[BEGIN]

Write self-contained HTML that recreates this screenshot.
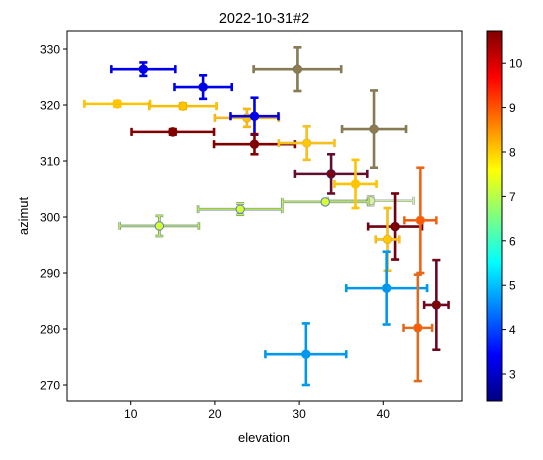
<!DOCTYPE html>
<html><head><meta charset="utf-8"><style>
html,body{margin:0;padding:0;background:#fff;}
svg text{font-family:"Liberation Sans","DejaVu Sans",sans-serif;fill:#000;}
</style></head><body>
<svg id="chart" width="543" height="455" xmlns="http://www.w3.org/2000/svg">
<defs>
<linearGradient id="jet" x1="0" y1="1" x2="0" y2="0">
<stop offset="0" stop-color="#00007f"/><stop offset="0.125" stop-color="#0000ff"/>
<stop offset="0.375" stop-color="#00ffff"/><stop offset="0.625" stop-color="#ffff00"/>
<stop offset="0.875" stop-color="#ff0000"/><stop offset="1" stop-color="#7f0000"/>
</linearGradient>
</defs>
<text x="264" y="23" font-size="14.5" text-anchor="middle">2022-10-31#2</text>
<g id="marks"></g>
<rect x="67" y="31" width="395" height="370" fill="none" stroke="#000" stroke-width="1"/>
<g id="axes"></g>
<text x="264" y="442" font-size="13" text-anchor="middle">elevation</text>
<text transform="translate(28,216) rotate(-90)" font-size="13" text-anchor="middle">azimut</text>
<rect x="487" y="31" width="15" height="370" fill="url(#jet)" stroke="#000" stroke-width="1"/>
<g id="cbar"></g>
</svg>
<script>
const elev  = [11.5,18.6,29.8,8.4,16.2,23.8,24.7,15.0,24.7,30.9,38.9,33.8,38.5,33.1,36.7,23.0,13.4,41.4,44.4,40.5,40.4,46.3,44.1,30.8];
const elevErr=[3.8,3.4,5.2,3.9,4.0,3.8,2.85,4.9,4.8,3.3,3.8,4.3,5.1,5.1,2.5,5.0,4.7,3.2,1.9,1.4,4.8,1.45,1.7,4.8];
const azim  = [326.4,323.2,326.4,320.2,319.8,317.7,318.0,315.2,313.0,313.2,315.7,307.7,302.9,302.7,305.9,301.4,298.4,298.3,299.4,296.0,287.3,284.3,280.2,275.5];
const azimErr=[1.2,2.1,3.9,0.5,0.5,1.6,3.3,0.5,1.8,3.0,6.9,3.5,0.8,0.3,4.3,1.0,1.8,5.9,9.4,5.6,6.5,8.0,9.5,5.5];
const faceColors=["#0000e8","#0000e8","#907a50","#ffc400","#ffc400","#ffc400","#0000e8","#800000","#800000","#ffc800","#907a50","#800010","#d8f0a0","#d4ff30","#ffc400","#d4ff30","#d4ff30","#800000","#ff5a00","#ffc800","#0098ec","#800000","#ff5a00","#0098ec"];
const edgeColors=["#0000e8","#0000e8","#7a7a58","#ffc400","#e8b400","#e8a830","#0000e8","#800000","#800000","#e8b840","#7a7a58","#402050","#a0a8a8","#6080b0","#ffc400","#6080b0","#6080b0","#600020","#e07030","#e8b030","#0098ec","#601040","#c08040","#0098ec"];
const xTicks=[10,20,30,40], yTicks=[270,280,290,300,310,320,330], cTicks=[3,4,5,6,7,8,9,10];
const X=v=>130.7+(v-10)*8.42, Y=v=>49+(330-v)*5.6, C=v=>374-(v-3)*44.4;
const NS="http://www.w3.org/2000/svg";
function mk(tag,attrs,parent){const e=document.createElementNS(NS,tag);for(const k in attrs)e.setAttribute(k,attrs[k]);parent.appendChild(e);return e;}
const marks=document.getElementById('marks');
for(let i=0;i<elev.length;i++){
  const g=mk('g',{},marks);
  
  
  const cx=X(elev[i]),cy=Y(azim[i]),x0=X(elev[i]-elevErr[i]),x1=X(elev[i]+elevErr[i]),y0=Y(azim[i]+azimErr[i]),y1=Y(azim[i]-azimErr[i]);
  const segs=[[x0,cy,x1,cy],[cx,y0,cx,y1],[x0,cy-4,x0,cy+4],[x1,cy-4,x1,cy+4],[cx-4,y0,cx+4,y0],[cx-4,y1,cx+4,y1]];
  for(const [w,c] of [[2.6,edgeColors[i]],[1.2,faceColors[i]]])
    for(const s of segs) mk('line',{x1:s[0],y1:s[1],x2:s[2],y2:s[3],stroke:c,'stroke-width':w},g);
  mk('circle',{cx:cx,cy:cy,r:4.2,fill:faceColors[i],stroke:edgeColors[i],'stroke-width':1},g);
}
const axes=document.getElementById('axes');
xTicks.forEach(t=>{
  const l=mk('line',{x1:X(t),y1:401,x2:X(t),y2:405,stroke:'#000'},axes);
  
  const tx=mk('text',{x:X(t),y:418,'font-size':12,'text-anchor':'middle'},axes);tx.textContent=t;
  
});
yTicks.forEach(t=>{
  const l=mk('line',{x1:63,y1:Y(t),x2:67,y2:Y(t),stroke:'#000'},axes);
  
  const tx=mk('text',{x:60,y:Y(t)+4.5,'font-size':12,'text-anchor':'end'},axes);tx.textContent=t;
  
});
const cb=document.getElementById('cbar');
cTicks.forEach(t=>{
  const l=mk('line',{x1:502,y1:C(t),x2:506,y2:C(t),stroke:'#000'},cb);
  
  const tx=mk('text',{x:509,y:C(t)+4.5,'font-size':12},cb);tx.textContent=t;
  
});
</script>
</body></html>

[END]

Restate the listing above word for word, and skip the pictures.

- Output:
Write self-contained HTML that recreates this screenshot.
<!DOCTYPE html>
<html><head><meta charset="utf-8"><style>
html,body{margin:0;padding:0;background:#fff;}
svg text{font-family:"Liberation Sans","DejaVu Sans",sans-serif;fill:#000;}
</style></head><body>
<svg id="chart" width="543" height="455" xmlns="http://www.w3.org/2000/svg">
<defs>
<linearGradient id="jet" x1="0" y1="1" x2="0" y2="0">
<stop offset="0" stop-color="#00007f"/><stop offset="0.125" stop-color="#0000ff"/>
<stop offset="0.375" stop-color="#00ffff"/><stop offset="0.625" stop-color="#ffff00"/>
<stop offset="0.875" stop-color="#ff0000"/><stop offset="1" stop-color="#7f0000"/>
</linearGradient>
</defs>
<text x="264" y="23" font-size="14.5" text-anchor="middle">2022-10-31#2</text>
<g id="marks"></g>
<rect x="67" y="31" width="395" height="370" fill="none" stroke="#000" stroke-width="1"/>
<g id="axes"></g>
<text x="264" y="442" font-size="13" text-anchor="middle">elevation</text>
<text transform="translate(28,216) rotate(-90)" font-size="13" text-anchor="middle">azimut</text>
<rect x="487" y="31" width="15" height="370" fill="url(#jet)" stroke="#000" stroke-width="1"/>
<g id="cbar"></g>
</svg>
<script>
const elev  = [11.5,18.6,29.8,8.4,16.2,23.8,24.7,15.0,24.7,30.9,38.9,33.8,38.5,33.1,36.7,23.0,13.4,41.4,44.4,40.5,40.4,46.3,44.1,30.8];
const elevErr=[3.8,3.4,5.2,3.9,4.0,3.8,2.85,4.9,4.8,3.3,3.8,4.3,5.1,5.1,2.5,5.0,4.7,3.2,1.9,1.4,4.8,1.45,1.7,4.8];
const azim  = [326.4,323.2,326.4,320.2,319.8,317.7,318.0,315.2,313.0,313.2,315.7,307.7,302.9,302.7,305.9,301.4,298.4,298.3,299.4,296.0,287.3,284.3,280.2,275.5];
const azimErr=[1.2,2.1,3.9,0.5,0.5,1.6,3.3,0.5,1.8,3.0,6.9,3.5,0.8,0.3,4.3,1.0,1.8,5.9,9.4,5.6,6.5,8.0,9.5,5.5];
const faceColors=["#0000e8","#0000e8","#907a50","#ffc400","#ffc400","#ffc400","#0000e8","#800000","#800000","#ffc800","#907a50","#800010","#d8f0a0","#d4ff30","#ffc400","#d4ff30","#d4ff30","#800000","#ff5a00","#ffc800","#0098ec","#800000","#ff5a00","#0098ec"];
const edgeColors=["#0000e8","#0000e8","#7a7a58","#ffc400","#e8b400","#e8a830","#0000e8","#800000","#800000","#e8b840","#7a7a58","#402050","#a0a8a8","#6080b0","#ffc400","#6080b0","#6080b0","#600020","#e07030","#e8b030","#0098ec","#601040","#c08040","#0098ec"];
const xTicks=[10,20,30,40], yTicks=[270,280,290,300,310,320,330], cTicks=[3,4,5,6,7,8,9,10];
const X=v=>130.7+(v-10)*8.42, Y=v=>49+(330-v)*5.6, C=v=>374-(v-3)*44.4;
const NS="http://www.w3.org/2000/svg";
function mk(tag,attrs,parent){const e=document.createElementNS(NS,tag);for(const k in attrs)e.setAttribute(k,attrs[k]);parent.appendChild(e);return e;}
const marks=document.getElementById('marks');
for(let i=0;i<elev.length;i++){
  const g=mk('g',{},marks);
  
  
  const cx=X(elev[i]),cy=Y(azim[i]),x0=X(elev[i]-elevErr[i]),x1=X(elev[i]+elevErr[i]),y0=Y(azim[i]+azimErr[i]),y1=Y(azim[i]-azimErr[i]);
  const segs=[[x0,cy,x1,cy],[cx,y0,cx,y1],[x0,cy-4,x0,cy+4],[x1,cy-4,x1,cy+4],[cx-4,y0,cx+4,y0],[cx-4,y1,cx+4,y1]];
  for(const [w,c] of [[2.6,edgeColors[i]],[1.2,faceColors[i]]])
    for(const s of segs) mk('line',{x1:s[0],y1:s[1],x2:s[2],y2:s[3],stroke:c,'stroke-width':w},g);
  mk('circle',{cx:cx,cy:cy,r:4.2,fill:faceColors[i],stroke:edgeColors[i],'stroke-width':1},g);
}
const axes=document.getElementById('axes');
xTicks.forEach(t=>{
  const l=mk('line',{x1:X(t),y1:401,x2:X(t),y2:405,stroke:'#000'},axes);
  
  const tx=mk('text',{x:X(t),y:418,'font-size':12,'text-anchor':'middle'},axes);tx.textContent=t;
  
});
yTicks.forEach(t=>{
  const l=mk('line',{x1:63,y1:Y(t),x2:67,y2:Y(t),stroke:'#000'},axes);
  
  const tx=mk('text',{x:60,y:Y(t)+4.5,'font-size':12,'text-anchor':'end'},axes);tx.textContent=t;
  
});
const cb=document.getElementById('cbar');
cTicks.forEach(t=>{
  const l=mk('line',{x1:502,y1:C(t),x2:506,y2:C(t),stroke:'#000'},cb);
  
  const tx=mk('text',{x:509,y:C(t)+4.5,'font-size':12},cb);tx.textContent=t;
  
});
</script>
</body></html>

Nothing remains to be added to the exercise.